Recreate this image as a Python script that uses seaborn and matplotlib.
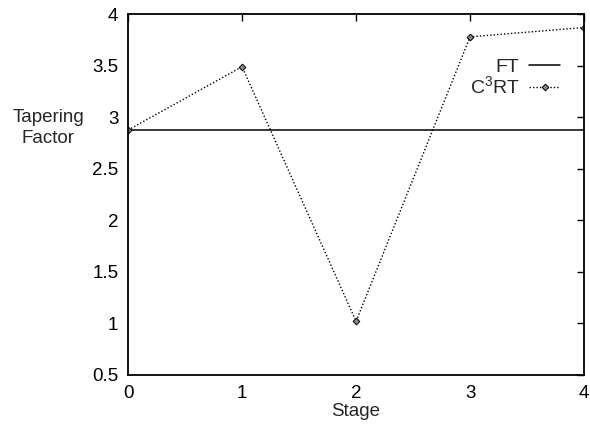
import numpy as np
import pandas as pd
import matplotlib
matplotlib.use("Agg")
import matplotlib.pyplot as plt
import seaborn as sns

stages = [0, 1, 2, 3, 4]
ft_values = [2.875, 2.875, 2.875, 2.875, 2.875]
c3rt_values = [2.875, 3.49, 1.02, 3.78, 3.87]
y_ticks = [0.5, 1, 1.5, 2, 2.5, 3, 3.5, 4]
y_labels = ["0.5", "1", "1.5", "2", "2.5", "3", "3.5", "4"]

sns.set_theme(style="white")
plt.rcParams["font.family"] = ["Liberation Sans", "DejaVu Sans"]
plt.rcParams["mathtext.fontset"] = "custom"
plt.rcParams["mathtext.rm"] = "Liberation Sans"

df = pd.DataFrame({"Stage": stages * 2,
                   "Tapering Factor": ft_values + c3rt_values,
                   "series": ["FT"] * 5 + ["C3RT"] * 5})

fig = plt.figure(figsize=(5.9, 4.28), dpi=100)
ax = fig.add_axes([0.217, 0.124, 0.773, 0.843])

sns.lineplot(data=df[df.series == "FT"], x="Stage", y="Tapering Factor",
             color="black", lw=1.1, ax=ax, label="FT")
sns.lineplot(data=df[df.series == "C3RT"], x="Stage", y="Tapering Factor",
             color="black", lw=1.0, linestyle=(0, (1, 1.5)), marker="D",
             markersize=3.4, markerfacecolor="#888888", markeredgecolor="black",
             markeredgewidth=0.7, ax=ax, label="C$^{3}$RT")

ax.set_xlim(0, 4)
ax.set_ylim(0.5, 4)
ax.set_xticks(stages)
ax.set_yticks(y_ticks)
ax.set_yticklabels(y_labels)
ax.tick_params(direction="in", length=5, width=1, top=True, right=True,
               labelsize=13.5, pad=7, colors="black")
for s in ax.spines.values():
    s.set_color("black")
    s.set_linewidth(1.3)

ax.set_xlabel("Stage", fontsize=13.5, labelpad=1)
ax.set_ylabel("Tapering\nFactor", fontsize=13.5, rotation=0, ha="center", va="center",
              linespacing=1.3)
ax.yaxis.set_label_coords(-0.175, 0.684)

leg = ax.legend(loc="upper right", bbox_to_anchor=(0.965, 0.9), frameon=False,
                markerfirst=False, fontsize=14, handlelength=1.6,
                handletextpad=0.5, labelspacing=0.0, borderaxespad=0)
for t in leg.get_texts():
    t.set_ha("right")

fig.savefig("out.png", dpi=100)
········
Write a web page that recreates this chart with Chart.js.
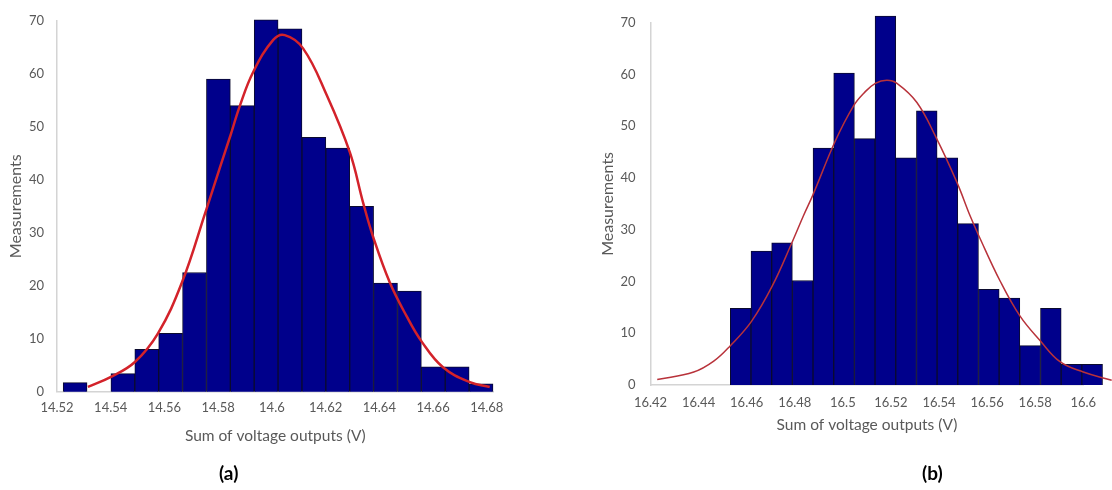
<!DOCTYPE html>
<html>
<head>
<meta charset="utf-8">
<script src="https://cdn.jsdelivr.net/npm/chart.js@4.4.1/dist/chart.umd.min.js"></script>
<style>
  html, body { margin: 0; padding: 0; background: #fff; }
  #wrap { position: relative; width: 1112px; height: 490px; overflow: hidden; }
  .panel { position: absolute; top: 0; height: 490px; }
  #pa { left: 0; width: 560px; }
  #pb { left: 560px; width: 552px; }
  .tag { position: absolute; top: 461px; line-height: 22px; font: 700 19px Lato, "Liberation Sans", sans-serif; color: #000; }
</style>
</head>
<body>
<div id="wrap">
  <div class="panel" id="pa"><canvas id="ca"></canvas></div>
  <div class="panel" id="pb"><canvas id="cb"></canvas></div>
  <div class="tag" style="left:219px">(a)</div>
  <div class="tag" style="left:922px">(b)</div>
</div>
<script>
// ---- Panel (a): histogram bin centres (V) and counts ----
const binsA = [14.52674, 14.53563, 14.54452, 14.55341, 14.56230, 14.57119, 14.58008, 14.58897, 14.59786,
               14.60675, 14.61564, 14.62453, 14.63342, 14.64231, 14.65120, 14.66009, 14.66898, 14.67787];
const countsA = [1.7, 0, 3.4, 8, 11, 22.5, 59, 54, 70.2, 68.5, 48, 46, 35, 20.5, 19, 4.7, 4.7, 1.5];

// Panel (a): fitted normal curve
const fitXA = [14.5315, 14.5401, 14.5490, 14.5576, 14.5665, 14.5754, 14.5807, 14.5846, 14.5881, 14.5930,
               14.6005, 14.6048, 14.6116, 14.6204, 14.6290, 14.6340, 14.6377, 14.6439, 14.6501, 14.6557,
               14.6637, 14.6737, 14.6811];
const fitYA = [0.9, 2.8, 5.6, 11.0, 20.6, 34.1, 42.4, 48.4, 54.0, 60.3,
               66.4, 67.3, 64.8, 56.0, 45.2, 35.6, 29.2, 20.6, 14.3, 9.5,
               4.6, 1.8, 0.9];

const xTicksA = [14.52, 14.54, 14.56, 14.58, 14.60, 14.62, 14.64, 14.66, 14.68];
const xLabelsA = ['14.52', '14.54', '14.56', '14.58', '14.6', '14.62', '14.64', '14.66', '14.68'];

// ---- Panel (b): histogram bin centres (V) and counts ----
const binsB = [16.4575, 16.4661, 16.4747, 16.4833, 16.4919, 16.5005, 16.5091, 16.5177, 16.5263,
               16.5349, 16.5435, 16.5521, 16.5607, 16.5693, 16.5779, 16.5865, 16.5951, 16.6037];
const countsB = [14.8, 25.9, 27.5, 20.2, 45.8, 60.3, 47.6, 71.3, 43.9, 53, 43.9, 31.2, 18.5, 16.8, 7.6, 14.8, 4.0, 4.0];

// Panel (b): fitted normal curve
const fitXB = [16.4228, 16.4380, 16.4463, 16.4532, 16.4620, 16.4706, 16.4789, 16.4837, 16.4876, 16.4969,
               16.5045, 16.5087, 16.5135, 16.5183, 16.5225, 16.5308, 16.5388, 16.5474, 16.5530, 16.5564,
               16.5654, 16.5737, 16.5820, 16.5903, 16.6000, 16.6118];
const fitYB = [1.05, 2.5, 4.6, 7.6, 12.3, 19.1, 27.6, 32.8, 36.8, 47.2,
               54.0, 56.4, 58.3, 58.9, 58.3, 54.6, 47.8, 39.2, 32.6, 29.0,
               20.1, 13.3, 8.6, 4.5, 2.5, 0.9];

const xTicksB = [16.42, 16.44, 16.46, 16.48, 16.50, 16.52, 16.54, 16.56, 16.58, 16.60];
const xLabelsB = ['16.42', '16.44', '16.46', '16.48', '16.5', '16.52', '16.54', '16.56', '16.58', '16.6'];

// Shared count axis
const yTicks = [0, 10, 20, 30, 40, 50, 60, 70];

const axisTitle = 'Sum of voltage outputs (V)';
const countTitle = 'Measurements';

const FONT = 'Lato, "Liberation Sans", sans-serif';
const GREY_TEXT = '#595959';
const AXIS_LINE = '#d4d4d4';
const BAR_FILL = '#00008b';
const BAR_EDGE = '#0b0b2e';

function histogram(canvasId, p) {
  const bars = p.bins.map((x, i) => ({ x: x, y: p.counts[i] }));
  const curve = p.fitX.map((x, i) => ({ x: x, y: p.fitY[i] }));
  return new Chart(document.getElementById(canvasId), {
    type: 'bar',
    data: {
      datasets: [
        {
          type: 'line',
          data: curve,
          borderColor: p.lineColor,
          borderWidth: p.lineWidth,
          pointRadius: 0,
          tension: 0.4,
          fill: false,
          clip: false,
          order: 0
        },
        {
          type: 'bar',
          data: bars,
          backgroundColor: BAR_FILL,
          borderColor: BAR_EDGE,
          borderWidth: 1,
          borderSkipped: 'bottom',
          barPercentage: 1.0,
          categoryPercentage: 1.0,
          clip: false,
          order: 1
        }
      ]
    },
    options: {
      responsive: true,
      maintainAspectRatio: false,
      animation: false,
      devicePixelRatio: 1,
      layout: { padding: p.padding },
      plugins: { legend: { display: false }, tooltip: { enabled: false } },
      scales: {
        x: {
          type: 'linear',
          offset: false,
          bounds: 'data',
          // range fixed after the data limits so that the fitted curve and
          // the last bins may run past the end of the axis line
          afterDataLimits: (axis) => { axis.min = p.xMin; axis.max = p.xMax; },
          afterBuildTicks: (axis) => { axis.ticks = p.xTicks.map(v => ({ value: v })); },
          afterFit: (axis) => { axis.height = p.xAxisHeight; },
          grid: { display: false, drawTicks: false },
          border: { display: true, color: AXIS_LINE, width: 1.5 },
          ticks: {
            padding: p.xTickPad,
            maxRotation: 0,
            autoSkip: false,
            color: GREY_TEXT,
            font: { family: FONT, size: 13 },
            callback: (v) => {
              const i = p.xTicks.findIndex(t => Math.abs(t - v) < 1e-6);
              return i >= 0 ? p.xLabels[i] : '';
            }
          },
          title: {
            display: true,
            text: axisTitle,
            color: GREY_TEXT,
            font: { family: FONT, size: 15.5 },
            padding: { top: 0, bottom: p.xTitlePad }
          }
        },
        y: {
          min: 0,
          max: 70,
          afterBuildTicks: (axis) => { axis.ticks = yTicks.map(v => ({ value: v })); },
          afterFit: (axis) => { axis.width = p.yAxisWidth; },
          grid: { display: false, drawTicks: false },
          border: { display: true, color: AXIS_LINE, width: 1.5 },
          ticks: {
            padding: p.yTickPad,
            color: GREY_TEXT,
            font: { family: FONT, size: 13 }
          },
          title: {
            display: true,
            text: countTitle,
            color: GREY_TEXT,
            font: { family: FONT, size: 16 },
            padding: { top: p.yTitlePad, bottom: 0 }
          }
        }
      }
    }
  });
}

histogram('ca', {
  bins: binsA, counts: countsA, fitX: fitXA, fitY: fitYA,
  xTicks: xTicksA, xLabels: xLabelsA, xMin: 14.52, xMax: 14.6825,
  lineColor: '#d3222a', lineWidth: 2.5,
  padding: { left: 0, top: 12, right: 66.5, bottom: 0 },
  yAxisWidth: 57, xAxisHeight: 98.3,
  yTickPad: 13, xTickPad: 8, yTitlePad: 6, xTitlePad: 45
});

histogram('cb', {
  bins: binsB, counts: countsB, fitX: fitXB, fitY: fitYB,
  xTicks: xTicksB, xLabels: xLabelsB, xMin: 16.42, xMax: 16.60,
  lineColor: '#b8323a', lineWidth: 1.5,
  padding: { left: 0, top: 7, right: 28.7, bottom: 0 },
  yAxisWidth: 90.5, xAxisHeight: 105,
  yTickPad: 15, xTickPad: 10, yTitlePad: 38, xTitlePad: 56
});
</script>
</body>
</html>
········
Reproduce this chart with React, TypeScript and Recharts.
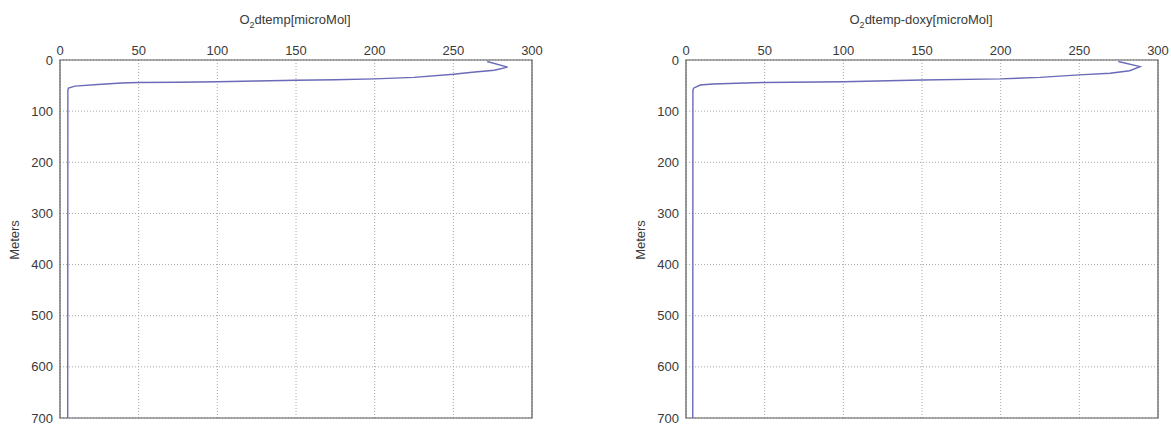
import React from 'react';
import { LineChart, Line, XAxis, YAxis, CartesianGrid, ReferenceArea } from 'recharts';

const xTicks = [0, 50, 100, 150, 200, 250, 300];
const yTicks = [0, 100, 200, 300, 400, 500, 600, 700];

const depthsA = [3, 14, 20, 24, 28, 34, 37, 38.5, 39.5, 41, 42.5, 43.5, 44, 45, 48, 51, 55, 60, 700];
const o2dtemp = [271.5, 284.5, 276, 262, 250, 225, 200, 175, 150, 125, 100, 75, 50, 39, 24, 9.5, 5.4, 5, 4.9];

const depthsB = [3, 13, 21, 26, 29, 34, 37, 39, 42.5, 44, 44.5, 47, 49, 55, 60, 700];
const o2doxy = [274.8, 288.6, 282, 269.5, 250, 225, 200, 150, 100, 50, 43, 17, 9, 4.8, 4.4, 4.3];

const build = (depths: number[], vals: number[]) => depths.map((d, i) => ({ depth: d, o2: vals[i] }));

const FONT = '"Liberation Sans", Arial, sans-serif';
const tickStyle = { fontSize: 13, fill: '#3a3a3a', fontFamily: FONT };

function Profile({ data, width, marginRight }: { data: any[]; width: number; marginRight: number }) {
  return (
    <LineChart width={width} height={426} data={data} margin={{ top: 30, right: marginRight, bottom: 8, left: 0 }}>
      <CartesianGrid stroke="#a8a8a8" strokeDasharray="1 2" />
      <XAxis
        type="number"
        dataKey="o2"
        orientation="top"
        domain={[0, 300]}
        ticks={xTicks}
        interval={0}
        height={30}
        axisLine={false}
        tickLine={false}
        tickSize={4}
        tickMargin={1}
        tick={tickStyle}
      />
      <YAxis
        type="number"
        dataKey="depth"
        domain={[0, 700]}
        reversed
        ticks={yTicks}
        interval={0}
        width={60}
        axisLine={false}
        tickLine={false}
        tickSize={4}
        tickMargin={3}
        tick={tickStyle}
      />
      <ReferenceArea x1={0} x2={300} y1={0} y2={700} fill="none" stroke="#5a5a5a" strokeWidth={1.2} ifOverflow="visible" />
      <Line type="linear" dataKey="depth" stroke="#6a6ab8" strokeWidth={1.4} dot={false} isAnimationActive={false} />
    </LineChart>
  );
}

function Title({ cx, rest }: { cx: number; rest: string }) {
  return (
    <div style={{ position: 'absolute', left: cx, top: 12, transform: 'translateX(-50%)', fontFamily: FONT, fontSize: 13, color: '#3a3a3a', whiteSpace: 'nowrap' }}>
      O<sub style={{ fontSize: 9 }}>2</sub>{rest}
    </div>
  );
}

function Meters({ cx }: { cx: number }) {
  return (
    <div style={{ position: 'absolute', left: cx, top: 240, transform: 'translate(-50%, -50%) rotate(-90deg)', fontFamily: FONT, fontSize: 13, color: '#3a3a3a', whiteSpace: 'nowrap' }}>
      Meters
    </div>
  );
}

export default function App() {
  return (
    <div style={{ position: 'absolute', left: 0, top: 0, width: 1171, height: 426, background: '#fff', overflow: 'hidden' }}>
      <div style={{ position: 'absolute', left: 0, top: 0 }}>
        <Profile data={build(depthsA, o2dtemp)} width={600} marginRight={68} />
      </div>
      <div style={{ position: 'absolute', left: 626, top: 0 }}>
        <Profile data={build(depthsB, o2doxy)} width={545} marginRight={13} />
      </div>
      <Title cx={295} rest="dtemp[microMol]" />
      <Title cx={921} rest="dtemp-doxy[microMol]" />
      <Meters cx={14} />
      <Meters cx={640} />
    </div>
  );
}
········
Reproduce nothing but the lines from the one with "Recreate this image" to the one with "ax = fig.add_axes([0.217, 0.124, 0.773, 0.843])", both lines included, and keep every picture out of the copy.

Recreate this image as a Python script that uses seaborn and matplotlib.
import numpy as np
import pandas as pd
import matplotlib
matplotlib.use("Agg")
import matplotlib.pyplot as plt
import seaborn as sns

stages = [0, 1, 2, 3, 4]
ft_values = [2.875, 2.875, 2.875, 2.875, 2.875]
c3rt_values = [2.875, 3.49, 1.02, 3.78, 3.87]
y_ticks = [0.5, 1, 1.5, 2, 2.5, 3, 3.5, 4]
y_labels = ["0.5", "1", "1.5", "2", "2.5", "3", "3.5", "4"]

sns.set_theme(style="white")
plt.rcParams["font.family"] = ["Liberation Sans", "DejaVu Sans"]
plt.rcParams["mathtext.fontset"] = "custom"
plt.rcParams["mathtext.rm"] = "Liberation Sans"

df = pd.DataFrame({"Stage": stages * 2,
                   "Tapering Factor": ft_values + c3rt_values,
                   "series": ["FT"] * 5 + ["C3RT"] * 5})

fig = plt.figure(figsize=(5.9, 4.28), dpi=100)
ax = fig.add_axes([0.217, 0.124, 0.773, 0.843])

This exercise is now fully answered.